Austar, along with the Ten Network and the about-to-be-formed Consolidated Media Holdings (from PBL’s split), are the three big media plays left in Australia. Foxtel, Seven and even Ten are possible rivals for Austar, along with Optus.
Cons Media is the most fascinating: Telstra is already wondering if the split of PBL and creation of CMH offers it a way to snatch control of Foxtel, just as the Pay TV giant is gearing up its balance sheet to return hundreds of millions of dollars a year to its three shareholders.
Telstra has Foxtel in its books at no value, so it could quite easily mount a value adding deal of up to $4 billion. It had 50% of the Pay TV group and has just received a dividend of $100 million.
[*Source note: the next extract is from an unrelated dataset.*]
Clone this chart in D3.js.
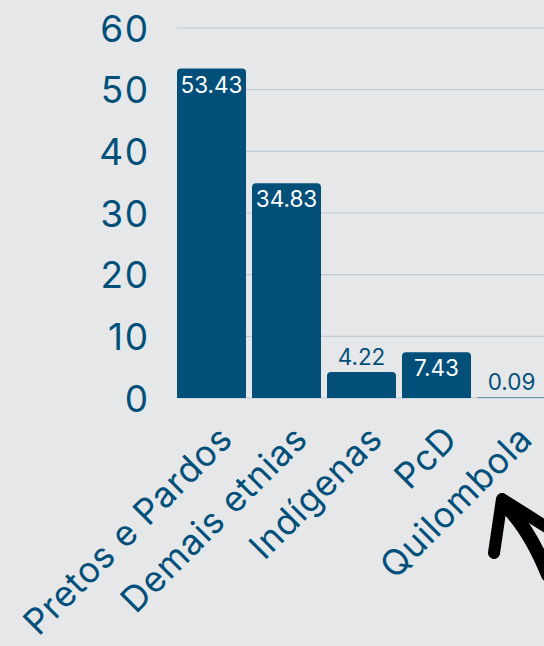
<!DOCTYPE html>
<html><head><meta charset="utf-8">
<script src="https://cdn.jsdelivr.net/npm/d3@7"></script>
<style>
html,body{margin:0;padding:0;background:#e5e7e9;}
svg{display:block;}
</style></head>
<body>
<script>
const categories = ["Pretos e Pardos","Demais etnias","Indígenas","PcD","Quilombola"];
const values = [53.43, 34.83, 4.22, 7.43, 0.09];
const yTicks = [0,10,20,30,40,50,60];

const W = 544, H = 646;
const FONT = "Inter, 'Noto Sans', sans-serif";
const BLUE = "#02507a";
const svg = d3.select("body").append("svg").attr("width", W).attr("height", H);
svg.append("rect").attr("width", W).attr("height", H).attr("fill", "#e5e7e9");

const x = d3.scaleBand().domain(categories).range([177, 546]).paddingInner(0.08).paddingOuter(0);
const y = d3.scaleLinear().domain([0, 60]).range([398, 28]);

// grid
svg.append("g").selectAll("line").data(yTicks).join("line")
  .attr("x1", 177).attr("x2", W).attr("y1", d => y(d)).attr("y2", d => y(d))
  .attr("stroke", "#bccbd6").attr("stroke-width", 1.2);

// y axis labels
const yAxis = d3.axisLeft(y).tickValues(yTicks).tickSize(0).tickPadding(0);
const gy = svg.append("g").attr("transform", "translate(148,0)").call(yAxis);
gy.select(".domain").remove();
gy.selectAll("text").attr("font-family", FONT).attr("font-size", 37).attr("font-weight", 400)
  .attr("fill", BLUE).attr("letter-spacing", 1.5).attr("dx", 1.5).attr("dy", "0.36em");

// bars with rounded top corners
function barPath(x0, y0, w, h, r) {
  r = Math.min(r, h, w / 2);
  return `M${x0},${y0 + h} V${y0 + r} Q${x0},${y0} ${x0 + r},${y0} H${x0 + w - r} Q${x0 + w},${y0} ${x0 + w},${y0 + r} V${y0 + h} Z`;
}
const data = categories.map((c, i) => ({c, v: values[i]}));
svg.append("g").selectAll("path").data(data).join("path")
  .attr("d", d => barPath(x(d.c), y(d.v), x.bandwidth(), y(0) - y(d.v), 4))
  .attr("fill", BLUE);

// value labels
const inside = d => (y(0) - y(d.v) > 35);
svg.append("g").selectAll("text").data(data).join("text")
  .attr("x", d => x(d.c) + x.bandwidth() / 2)
  .attr("y", d => inside(d) ? y(d.v) + 24 : y(d.v) - 7)
  .attr("text-anchor", "middle")
  .attr("font-family", FONT).attr("font-size", 22.5)
  .attr("fill", d => inside(d) ? "#ffffff" : BLUE)
  .text(d => d.v.toFixed(2));

// x labels
const xAxis = d3.axisBottom(x).tickSize(0).tickPadding(0);
const gx = svg.append("g").attr("transform", "translate(0,398)").call(xAxis);
gx.select(".domain").remove();
gx.selectAll("text")
  .attr("font-family", FONT).attr("font-size", 35.5).attr("fill", BLUE)
  .attr("letter-spacing", 0.8)
  .attr("text-anchor", "end").attr("dy", 0).attr("y", 0)
  .attr("transform", "translate(23,43) rotate(-45)");

// decorative arrow
const arrow = svg.append("g").attr("fill", "none").attr("stroke", "#000").attr("stroke-linecap", "round").attr("stroke-linejoin", "round");
arrow.append("path").attr("d", "M494,553 L502,499 L548,528").attr("stroke-width", 12);
arrow.append("path").attr("d", "M505,505 Q530,530 548,575").attr("stroke-width", 14);
</script>
</body></html>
It’s early days, James Packer will hold 38% of the 687 million Cons Media shares to be issued, but it’s an asset waiting to be sold, not one to hang on to. Brokers say around $6 a share might win the day, perhaps $6.50. That 25% of Foxtel is valued at $1.3 billion by most brokers; 50% of Premier Media at $750 million and 25% of PBL Media at $500 million.
Packer has a deal with the 75% owner of PBL Media, CVBC, not to sell the remaining 25% before September 2009.
But as with the Foxtel and Premier Media stakes, the holdings are indirect and there seems to be nothing stopping Packer from selling his 38% stake in Cons Media, if he wants to. Telstra and News Ltd are the leaders in that deal.